For Republicans, the meeting had a Groundhog Day quality to it. First, they had to deal with a Democratic attack on Estrada that they thought they had thoroughly rebutted four months ago. Then, they had to deal with another Democratic attack on Estrada that they thought they had thoroughly rebutted four months ago.

The first involved statements made by a man named Paul Bender, who was Estrada’s former boss in the Justice Department’s Office of Solicitor General. Last year, with opposition to Estrada growing among liberal interest groups, Bender told the Los Angeles Times that Estrada is so “ideologically driven that he couldn’t be trusted to state the law in a fair, neutral way.” At Estrada’s confirmation hearing last September, Democrats cited Bender’s statements as evidence that Estrada simply did not have the temperament to be on the bench.

In response, Republicans cited performance evaluations Estrada had received while at the Justice Department. One read: “States the operative facts and applicable law completely and persuasively…with concern for fairness, clarity, simplicity, and conciseness.” Another read: “Is extremely knowledgeable…Inspires co-workers by example.” The author of those evaluations, Republicans pointed out, was none other than Paul Bender.

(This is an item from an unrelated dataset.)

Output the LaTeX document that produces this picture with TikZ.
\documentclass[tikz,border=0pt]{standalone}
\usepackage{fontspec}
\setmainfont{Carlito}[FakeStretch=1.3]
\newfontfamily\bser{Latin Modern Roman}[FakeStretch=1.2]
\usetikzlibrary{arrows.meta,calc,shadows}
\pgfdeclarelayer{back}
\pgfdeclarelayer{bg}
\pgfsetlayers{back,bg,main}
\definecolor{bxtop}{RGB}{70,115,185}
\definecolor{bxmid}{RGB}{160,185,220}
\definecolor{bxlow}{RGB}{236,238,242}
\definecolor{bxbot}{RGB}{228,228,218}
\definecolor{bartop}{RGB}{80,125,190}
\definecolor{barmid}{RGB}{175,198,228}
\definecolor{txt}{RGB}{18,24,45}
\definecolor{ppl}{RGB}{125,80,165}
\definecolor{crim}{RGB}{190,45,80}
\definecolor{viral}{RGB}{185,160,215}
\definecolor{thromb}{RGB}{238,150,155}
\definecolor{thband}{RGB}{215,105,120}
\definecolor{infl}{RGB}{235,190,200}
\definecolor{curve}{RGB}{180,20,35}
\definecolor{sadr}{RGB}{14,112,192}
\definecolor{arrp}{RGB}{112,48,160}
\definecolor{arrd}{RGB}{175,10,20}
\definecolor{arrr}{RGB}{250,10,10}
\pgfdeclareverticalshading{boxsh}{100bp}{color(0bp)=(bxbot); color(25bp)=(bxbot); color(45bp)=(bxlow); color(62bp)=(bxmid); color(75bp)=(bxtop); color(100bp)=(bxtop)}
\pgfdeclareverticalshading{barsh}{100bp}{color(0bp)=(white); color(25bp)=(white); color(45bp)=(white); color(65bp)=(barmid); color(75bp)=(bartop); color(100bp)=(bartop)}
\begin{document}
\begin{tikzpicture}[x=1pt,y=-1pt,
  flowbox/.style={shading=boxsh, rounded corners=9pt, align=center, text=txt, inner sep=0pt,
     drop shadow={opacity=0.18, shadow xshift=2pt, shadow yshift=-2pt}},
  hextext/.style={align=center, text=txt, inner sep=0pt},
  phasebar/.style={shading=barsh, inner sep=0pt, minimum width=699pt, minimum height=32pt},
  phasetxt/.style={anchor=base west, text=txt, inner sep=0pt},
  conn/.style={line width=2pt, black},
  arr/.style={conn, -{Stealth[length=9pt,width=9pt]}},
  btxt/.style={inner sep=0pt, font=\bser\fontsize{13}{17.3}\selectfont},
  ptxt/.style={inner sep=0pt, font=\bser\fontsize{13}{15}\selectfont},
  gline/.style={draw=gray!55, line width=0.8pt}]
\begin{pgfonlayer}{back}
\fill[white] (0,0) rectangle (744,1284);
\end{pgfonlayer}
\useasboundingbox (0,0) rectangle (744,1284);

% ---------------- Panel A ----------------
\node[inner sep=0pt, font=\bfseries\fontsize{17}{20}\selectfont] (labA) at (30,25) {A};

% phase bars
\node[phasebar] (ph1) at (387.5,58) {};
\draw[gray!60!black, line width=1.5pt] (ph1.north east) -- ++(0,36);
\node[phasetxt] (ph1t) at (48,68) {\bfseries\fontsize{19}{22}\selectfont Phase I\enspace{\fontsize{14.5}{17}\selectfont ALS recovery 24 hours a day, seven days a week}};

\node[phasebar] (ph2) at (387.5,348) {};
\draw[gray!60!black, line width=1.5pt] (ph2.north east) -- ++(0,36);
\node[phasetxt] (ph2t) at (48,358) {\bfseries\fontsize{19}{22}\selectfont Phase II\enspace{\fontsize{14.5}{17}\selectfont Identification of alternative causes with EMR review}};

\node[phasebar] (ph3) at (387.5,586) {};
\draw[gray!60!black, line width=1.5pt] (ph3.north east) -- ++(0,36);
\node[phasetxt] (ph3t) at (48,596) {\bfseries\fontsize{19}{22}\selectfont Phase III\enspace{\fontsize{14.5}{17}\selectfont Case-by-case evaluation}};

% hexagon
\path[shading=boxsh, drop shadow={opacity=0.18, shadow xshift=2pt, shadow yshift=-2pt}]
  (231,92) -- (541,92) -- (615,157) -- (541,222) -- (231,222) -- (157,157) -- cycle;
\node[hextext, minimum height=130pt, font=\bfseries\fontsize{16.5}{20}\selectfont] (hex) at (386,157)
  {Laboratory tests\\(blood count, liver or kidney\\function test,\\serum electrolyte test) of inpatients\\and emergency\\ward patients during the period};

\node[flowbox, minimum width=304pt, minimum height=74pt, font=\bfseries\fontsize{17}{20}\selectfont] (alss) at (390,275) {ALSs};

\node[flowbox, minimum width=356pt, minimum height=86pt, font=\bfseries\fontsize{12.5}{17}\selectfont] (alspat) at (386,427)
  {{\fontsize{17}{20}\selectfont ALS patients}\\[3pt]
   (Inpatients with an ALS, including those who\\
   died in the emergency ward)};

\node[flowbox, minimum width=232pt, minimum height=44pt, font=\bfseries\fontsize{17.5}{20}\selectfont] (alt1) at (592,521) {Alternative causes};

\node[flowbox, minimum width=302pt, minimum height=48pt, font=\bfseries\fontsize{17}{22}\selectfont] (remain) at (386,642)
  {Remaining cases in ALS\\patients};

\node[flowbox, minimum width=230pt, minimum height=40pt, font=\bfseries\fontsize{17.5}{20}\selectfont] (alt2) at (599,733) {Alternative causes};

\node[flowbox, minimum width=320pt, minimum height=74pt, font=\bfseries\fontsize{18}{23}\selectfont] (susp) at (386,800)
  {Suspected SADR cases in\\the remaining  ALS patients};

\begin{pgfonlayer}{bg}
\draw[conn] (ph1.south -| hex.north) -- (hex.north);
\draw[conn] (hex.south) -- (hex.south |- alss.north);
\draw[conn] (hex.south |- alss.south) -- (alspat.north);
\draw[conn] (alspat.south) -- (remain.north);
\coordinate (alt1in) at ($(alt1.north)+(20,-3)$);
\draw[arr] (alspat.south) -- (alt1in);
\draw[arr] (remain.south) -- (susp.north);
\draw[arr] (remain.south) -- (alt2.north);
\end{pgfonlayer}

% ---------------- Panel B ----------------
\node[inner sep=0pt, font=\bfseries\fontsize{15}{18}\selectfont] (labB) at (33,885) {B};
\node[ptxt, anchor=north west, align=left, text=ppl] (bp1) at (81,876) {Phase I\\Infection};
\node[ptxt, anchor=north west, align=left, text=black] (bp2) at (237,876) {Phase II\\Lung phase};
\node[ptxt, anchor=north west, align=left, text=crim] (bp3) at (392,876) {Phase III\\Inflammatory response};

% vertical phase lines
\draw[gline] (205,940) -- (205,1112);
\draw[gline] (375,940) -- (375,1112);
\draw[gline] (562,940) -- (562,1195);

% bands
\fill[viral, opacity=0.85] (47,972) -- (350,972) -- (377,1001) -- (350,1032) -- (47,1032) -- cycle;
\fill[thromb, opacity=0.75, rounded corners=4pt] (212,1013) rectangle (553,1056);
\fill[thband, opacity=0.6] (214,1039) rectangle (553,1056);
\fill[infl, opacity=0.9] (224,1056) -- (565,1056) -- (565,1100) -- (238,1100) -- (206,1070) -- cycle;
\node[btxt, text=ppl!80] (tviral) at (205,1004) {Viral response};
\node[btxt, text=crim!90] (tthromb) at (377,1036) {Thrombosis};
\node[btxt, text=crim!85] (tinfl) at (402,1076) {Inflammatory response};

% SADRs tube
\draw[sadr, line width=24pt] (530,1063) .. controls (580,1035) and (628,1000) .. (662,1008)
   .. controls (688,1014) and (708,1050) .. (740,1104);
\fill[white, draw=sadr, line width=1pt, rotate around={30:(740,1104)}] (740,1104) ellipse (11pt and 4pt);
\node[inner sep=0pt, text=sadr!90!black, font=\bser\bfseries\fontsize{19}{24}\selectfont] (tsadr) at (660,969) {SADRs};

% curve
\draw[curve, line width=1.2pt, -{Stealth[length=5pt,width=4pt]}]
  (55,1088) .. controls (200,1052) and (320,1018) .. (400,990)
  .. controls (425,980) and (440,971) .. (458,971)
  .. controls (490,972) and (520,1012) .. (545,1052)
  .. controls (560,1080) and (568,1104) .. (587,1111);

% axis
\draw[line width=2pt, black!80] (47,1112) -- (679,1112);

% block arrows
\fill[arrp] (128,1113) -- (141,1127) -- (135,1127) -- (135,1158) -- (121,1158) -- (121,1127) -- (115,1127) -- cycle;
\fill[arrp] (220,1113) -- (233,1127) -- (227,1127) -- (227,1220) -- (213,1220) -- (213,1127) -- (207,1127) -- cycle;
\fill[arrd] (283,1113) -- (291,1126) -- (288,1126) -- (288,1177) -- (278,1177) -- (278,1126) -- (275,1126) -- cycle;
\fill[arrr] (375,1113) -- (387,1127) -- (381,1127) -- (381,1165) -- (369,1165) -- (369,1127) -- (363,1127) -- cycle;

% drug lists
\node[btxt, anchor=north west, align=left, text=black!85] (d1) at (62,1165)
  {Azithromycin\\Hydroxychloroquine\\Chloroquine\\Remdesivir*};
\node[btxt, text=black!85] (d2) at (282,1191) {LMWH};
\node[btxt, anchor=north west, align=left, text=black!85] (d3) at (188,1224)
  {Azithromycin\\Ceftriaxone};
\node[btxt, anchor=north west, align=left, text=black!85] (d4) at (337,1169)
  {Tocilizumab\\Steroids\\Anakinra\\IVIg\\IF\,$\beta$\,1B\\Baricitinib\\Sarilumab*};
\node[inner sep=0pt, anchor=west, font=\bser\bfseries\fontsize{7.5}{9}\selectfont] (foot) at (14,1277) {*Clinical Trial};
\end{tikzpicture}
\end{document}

Some GOP senators thought that pretty much took care of Bender’s credibility. But they were wrong, because on Thursday, Democrats brought it all up again. First, Sen. Dianne Feinstein based much of her opposition to Estrada on Bender’s criticism. Then Schumer cited statements by “a former supervisor that Mr. Estrada had extreme positions more aligned with his own interests than the government’s.”

That sent Orrin Hatch, the new committee chairman, into a near fit. Democrats were repeating the same old discredited stuff, he said. “They just go back to these idiotic…comments by Mr. Bender,” Hatch said. “They are politically motivated efforts to smear Mr. Estrada and hurt his chances of confirmation.” Just for good measure, Hatch read Bender’s glowing, contemporaneous assessments of Estrada’s fairness and intellect one more time.

The second Groundhog Day moment concerned the Democratic demand that the Justice Department release internal position papers Estrada had written when he worked in the Solicitor General’s office from 1992 to 1997. At last September’s hearing, Democrats had argued that the documents were vital to understanding Estrada’s legal thinking; the Department had refused, calling the papers “highly privileged.”

Last year, Republicans produced a letter from all seven living former Solicitors General — four who had served under Democrats and three who had served under Republicans — saying that the release of such internal deliberative documents would be a terrible idea. In addition, Republicans did extensive historical research to rebut the Democratic argument that there was precedent for such a release. Some of Estrada’s supporters thought that took care of the matter.

But Thursday it all came back. Schumer and others demanded the memos, saying they were the only way to prove whether or not Paul Bender was telling the truth. “If the memos are revealed and prove the supervisor wrong, Mr. Estrada has nothing to fear from their disclosure,” Schumer said. “If they prove the supervisor right, this is something the Senate should know when deciding to confirm Mr. Estrada to the second most powerful court in the land.”

At that moment, the meeting took a different turn from many of the committee’s gatherings last year, when panel was under Democratic control. Rather than go into the whole argument against releasing the memos, Republicans decided it was time to play the ten-to-nine card. GOP senators, who might earlier have been inclined to make lengthy speeches on Estrada’s behalf, stayed quiet while Hatch called for a vote.

In the end, every Republican voted in favor of Estrada, and every Democrat voted against: ten to nine. The Estrada nomination now goes to the full Senate, where it is assured of passing, although with significant Democratic opposition.

The day could not have been a clearer illustration of the difference an election makes. Had Democrats won control of the Senate, Estrada would have never received a vote. On Thursday, the new Republican chairman listened patiently to Democratic objections — and then called the roll.

Byron York is a former White House correspondent for National Review.